También caracteriza el talante conservador el mantener un cierto escepticismo sobre las virtudes de nuestra política para hacernos felices. La política es solo la política y el Estado nada más que Estado: “Siempre que el hombre ha querido hacer del Estado su cielo, lo ha convertido en su infierno”, dice Hölderlin.
No es de extrañar, entonces, que la actitud conservadora prefiera las reformas a las revoluciones. Cuando un progresista oye la palabra “revolución”, la asocia a otras como “libertad”, “futuro” y “fraternidad”. El conservador, en cambio, piensa en las revoluciones reales y las vincula a términos como “huérfanos”, “incendios”, “robos”, “cárceles” y “violaciones”.

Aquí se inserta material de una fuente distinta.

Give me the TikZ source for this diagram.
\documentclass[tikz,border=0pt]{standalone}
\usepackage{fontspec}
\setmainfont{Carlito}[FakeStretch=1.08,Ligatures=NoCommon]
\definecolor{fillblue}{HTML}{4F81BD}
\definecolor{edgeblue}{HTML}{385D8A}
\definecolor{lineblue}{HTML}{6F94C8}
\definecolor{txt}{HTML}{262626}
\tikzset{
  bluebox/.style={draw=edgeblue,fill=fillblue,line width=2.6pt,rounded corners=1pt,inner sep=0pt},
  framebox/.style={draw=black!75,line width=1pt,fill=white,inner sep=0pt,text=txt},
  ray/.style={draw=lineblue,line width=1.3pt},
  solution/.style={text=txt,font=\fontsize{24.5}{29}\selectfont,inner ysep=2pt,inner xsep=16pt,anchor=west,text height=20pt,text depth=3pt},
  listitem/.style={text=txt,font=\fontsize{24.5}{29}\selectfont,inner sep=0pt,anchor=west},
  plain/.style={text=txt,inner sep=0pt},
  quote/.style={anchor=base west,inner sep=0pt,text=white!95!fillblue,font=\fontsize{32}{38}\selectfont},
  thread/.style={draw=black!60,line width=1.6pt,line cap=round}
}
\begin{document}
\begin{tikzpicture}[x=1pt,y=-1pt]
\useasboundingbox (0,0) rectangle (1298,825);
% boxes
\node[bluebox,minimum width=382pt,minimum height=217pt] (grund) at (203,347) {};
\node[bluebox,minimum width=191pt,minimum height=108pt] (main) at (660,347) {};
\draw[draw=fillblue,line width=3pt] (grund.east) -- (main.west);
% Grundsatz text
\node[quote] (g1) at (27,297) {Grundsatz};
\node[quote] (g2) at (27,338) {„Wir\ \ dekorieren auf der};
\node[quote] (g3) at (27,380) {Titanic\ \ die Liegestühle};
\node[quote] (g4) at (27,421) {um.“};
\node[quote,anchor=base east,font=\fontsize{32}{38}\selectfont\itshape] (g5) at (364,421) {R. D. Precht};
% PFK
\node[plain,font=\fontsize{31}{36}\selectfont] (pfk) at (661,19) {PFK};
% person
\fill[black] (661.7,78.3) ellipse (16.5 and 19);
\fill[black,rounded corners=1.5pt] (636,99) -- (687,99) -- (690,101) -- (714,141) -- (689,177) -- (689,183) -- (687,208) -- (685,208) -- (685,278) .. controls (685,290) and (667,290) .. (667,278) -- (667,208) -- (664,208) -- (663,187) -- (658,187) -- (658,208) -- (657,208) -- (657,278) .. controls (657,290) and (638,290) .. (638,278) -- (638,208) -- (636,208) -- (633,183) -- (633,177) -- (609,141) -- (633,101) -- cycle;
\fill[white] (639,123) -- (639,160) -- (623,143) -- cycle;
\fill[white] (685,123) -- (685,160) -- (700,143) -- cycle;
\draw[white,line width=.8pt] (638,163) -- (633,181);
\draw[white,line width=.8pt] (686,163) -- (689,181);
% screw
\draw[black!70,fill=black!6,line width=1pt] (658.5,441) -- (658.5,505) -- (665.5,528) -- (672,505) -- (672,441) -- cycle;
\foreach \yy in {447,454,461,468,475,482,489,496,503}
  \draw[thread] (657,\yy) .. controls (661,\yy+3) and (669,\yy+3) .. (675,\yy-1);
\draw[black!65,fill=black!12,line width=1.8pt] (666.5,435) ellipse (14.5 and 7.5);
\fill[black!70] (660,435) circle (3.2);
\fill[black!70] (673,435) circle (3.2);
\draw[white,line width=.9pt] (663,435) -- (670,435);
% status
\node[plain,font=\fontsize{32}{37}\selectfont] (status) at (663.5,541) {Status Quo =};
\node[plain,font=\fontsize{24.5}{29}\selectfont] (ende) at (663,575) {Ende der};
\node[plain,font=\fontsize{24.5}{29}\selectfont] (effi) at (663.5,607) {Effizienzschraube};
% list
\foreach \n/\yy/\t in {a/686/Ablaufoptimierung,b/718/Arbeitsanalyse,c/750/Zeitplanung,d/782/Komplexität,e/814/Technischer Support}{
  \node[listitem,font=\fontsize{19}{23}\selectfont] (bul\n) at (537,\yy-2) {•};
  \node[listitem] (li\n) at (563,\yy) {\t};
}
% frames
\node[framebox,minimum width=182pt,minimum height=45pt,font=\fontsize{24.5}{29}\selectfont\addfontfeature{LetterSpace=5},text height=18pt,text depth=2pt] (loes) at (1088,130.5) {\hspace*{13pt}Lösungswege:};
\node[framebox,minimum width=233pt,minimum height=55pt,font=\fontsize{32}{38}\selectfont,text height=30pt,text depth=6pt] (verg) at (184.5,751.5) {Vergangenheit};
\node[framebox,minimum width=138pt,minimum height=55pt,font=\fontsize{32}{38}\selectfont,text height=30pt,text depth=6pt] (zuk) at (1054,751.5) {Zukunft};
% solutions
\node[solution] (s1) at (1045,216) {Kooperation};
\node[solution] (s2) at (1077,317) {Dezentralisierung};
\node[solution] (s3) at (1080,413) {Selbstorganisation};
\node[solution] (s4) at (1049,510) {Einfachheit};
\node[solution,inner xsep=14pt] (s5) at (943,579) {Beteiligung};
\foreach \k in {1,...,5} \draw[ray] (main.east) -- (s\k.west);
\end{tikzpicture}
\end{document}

Otra nota típica de la actitud conservadora es valorar el clima político. La democracia y la política misma son plantas muy delicadas. Para crecer, ellas requieren una tierra que está dada por las buenas maneras, las palabras cuidadosas y el respeto a la herencia religiosa recibida de los antepasados. Sin un clima adecuado la política no podrá prosperar, y ese clima es aportado por instancias extrapolíticas a las que debemos proteger.

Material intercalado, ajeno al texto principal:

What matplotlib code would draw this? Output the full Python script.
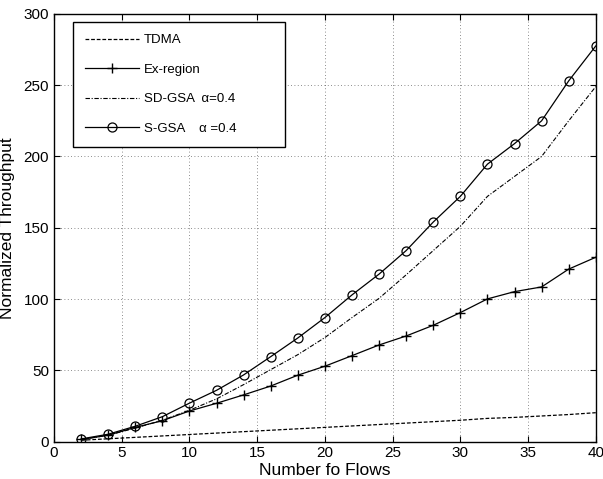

La actitud conservadora no nos dice nada respecto de los contenidos mismos de su doctrina, pero sí nos permite atisbar algunos de los peligros a los que está expuesta. Ellos no son, en principio, los que sus críticos imaginan cuando los describen utilizando una imaginación propia del mundo de las pesadillas.
Uno de los peligros de la actitud conservadora ha sido descrito por Bernard Crick, un socialista de talante conservador. Se trata de su tendencia a “estar por encima de la política”. Lo suyo es defender el orden del Estado o el mercado y mantener a raya a esos revoltosos que son los políticos. Esa actitud los lleva a recelar de los partidos y puede moverlos a hacer alianzas con quienes tienen los mismos adversarios.

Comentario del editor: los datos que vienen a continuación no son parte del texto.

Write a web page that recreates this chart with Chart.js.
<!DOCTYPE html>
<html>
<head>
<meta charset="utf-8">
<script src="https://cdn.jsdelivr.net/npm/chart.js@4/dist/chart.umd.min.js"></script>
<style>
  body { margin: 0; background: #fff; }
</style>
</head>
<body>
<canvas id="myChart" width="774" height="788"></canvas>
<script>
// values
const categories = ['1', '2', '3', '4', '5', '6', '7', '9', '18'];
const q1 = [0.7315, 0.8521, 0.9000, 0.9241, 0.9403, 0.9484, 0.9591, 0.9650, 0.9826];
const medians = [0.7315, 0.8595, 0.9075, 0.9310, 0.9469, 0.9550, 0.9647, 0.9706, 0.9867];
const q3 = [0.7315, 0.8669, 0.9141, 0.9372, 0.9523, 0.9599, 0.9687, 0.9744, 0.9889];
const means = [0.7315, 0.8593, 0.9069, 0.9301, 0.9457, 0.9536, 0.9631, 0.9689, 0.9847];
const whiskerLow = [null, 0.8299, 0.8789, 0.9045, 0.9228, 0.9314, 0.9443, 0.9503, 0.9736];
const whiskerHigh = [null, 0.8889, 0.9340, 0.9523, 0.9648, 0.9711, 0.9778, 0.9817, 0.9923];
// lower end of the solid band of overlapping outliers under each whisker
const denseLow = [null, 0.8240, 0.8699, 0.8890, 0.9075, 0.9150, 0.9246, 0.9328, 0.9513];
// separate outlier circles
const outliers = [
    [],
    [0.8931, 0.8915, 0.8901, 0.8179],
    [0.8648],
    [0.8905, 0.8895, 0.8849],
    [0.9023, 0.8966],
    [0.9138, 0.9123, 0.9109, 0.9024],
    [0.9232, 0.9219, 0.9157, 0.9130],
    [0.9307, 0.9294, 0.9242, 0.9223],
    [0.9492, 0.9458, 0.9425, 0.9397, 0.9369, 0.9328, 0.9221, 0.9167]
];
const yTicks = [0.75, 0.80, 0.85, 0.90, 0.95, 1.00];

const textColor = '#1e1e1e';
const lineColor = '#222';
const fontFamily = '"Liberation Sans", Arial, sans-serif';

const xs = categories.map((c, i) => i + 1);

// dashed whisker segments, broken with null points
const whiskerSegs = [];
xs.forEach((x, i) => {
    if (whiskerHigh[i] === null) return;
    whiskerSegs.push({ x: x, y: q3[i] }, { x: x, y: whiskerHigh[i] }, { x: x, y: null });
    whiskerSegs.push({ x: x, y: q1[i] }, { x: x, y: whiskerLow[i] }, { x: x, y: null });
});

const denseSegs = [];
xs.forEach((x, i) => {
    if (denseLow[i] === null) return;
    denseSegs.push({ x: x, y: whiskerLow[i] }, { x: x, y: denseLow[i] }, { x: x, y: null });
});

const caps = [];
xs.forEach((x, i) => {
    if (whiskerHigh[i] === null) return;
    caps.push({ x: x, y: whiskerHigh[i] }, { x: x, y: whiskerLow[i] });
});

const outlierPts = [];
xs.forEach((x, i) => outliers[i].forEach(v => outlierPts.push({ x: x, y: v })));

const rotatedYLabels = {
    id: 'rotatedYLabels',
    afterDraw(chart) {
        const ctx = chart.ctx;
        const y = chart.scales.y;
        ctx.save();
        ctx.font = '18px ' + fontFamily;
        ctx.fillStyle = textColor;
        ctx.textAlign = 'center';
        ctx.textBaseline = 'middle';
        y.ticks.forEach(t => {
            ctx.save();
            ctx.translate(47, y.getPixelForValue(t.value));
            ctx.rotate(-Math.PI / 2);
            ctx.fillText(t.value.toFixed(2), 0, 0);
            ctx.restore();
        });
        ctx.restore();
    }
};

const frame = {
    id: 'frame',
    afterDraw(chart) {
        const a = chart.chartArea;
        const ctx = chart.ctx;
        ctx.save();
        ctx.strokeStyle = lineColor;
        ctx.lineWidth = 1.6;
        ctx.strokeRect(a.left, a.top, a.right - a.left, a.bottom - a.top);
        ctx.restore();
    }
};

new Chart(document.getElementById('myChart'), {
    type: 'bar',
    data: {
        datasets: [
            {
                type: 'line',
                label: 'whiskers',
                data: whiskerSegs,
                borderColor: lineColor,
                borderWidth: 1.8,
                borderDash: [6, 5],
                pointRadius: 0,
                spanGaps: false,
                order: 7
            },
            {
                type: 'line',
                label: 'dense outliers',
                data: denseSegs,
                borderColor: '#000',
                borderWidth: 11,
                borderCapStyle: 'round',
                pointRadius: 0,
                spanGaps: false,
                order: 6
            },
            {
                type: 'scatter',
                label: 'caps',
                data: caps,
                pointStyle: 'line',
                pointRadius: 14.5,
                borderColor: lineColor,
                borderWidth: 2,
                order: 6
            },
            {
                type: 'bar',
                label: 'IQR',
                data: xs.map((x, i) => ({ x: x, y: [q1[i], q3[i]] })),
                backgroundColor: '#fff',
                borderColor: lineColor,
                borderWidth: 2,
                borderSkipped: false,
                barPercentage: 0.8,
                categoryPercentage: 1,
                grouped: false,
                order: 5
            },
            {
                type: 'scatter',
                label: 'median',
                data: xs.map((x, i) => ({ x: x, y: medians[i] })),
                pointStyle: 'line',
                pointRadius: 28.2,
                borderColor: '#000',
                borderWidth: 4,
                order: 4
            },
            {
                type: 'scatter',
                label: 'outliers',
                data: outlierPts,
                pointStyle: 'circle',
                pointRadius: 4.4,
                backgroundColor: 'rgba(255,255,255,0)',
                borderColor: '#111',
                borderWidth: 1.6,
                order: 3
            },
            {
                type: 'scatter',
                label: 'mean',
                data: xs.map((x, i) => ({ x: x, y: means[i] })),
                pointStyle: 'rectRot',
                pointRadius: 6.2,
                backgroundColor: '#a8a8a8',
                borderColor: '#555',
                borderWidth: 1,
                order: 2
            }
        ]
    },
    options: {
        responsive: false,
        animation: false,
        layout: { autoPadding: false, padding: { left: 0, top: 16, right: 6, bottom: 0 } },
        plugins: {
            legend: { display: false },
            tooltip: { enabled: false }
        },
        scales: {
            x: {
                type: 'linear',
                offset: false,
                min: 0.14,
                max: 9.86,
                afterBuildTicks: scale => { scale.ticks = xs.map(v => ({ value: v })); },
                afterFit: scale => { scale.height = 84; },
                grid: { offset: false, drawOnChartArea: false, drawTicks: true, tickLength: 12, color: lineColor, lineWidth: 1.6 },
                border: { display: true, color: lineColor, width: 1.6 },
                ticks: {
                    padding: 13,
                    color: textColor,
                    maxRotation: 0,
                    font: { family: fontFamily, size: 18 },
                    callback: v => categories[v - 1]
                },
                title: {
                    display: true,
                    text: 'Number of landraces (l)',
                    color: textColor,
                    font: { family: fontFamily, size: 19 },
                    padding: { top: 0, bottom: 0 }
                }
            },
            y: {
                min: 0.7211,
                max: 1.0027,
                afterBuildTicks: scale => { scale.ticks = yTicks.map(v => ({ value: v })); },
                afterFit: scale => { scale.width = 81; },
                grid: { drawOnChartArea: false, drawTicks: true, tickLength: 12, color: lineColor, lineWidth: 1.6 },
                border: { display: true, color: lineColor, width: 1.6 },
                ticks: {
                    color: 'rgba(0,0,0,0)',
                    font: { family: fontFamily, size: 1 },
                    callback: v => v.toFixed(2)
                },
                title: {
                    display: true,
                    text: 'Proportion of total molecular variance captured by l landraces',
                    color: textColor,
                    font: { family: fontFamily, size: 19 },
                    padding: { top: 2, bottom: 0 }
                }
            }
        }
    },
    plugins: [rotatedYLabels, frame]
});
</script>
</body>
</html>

Este estilo no político puede hacerlos caer fácilmente en argumentaciones puramente morales o económicas, según el caso. La moral y la economía son fundamentales, pero es necesario emplear también modos políticos de razonar, que se vinculan con el tipo de sociedad que promueven las decisiones que se adopten en la legislación o el gobierno.
Por otra parte, su sentido práctico, que es su gran fortaleza, puede derivar fácilmente en un burdo pragmatismo. Este peligro se ve en ciertos conservadurismos un tanto darwinianos, frecuentes en el mundo anglosajón. Ellos son muy cuidadosos para respetar las libertades políticas y económicas, pero carecen de sensibilidad respecto de los más débiles.
Las virtudes conservadoras, en suma, son muy sanas si se quiere mantener el orden social y fomentar el respeto a la legalidad en épocas turbulentas. Pero, como todo lo humano, no están exentas de riesgos. Es frecuente que los países confíen en los conservadores cuando se encuentran ante situaciones de emergencia; pero es necesario que estén atentos para evitar que, por causa de la emergencia, terminen por descuidar precisamente los bienes que buscan defender. La confianza que el país parece querer depositar en ellos no solo constituye un honor y el premio a un buen trabajo: también envuelve una responsabilidad.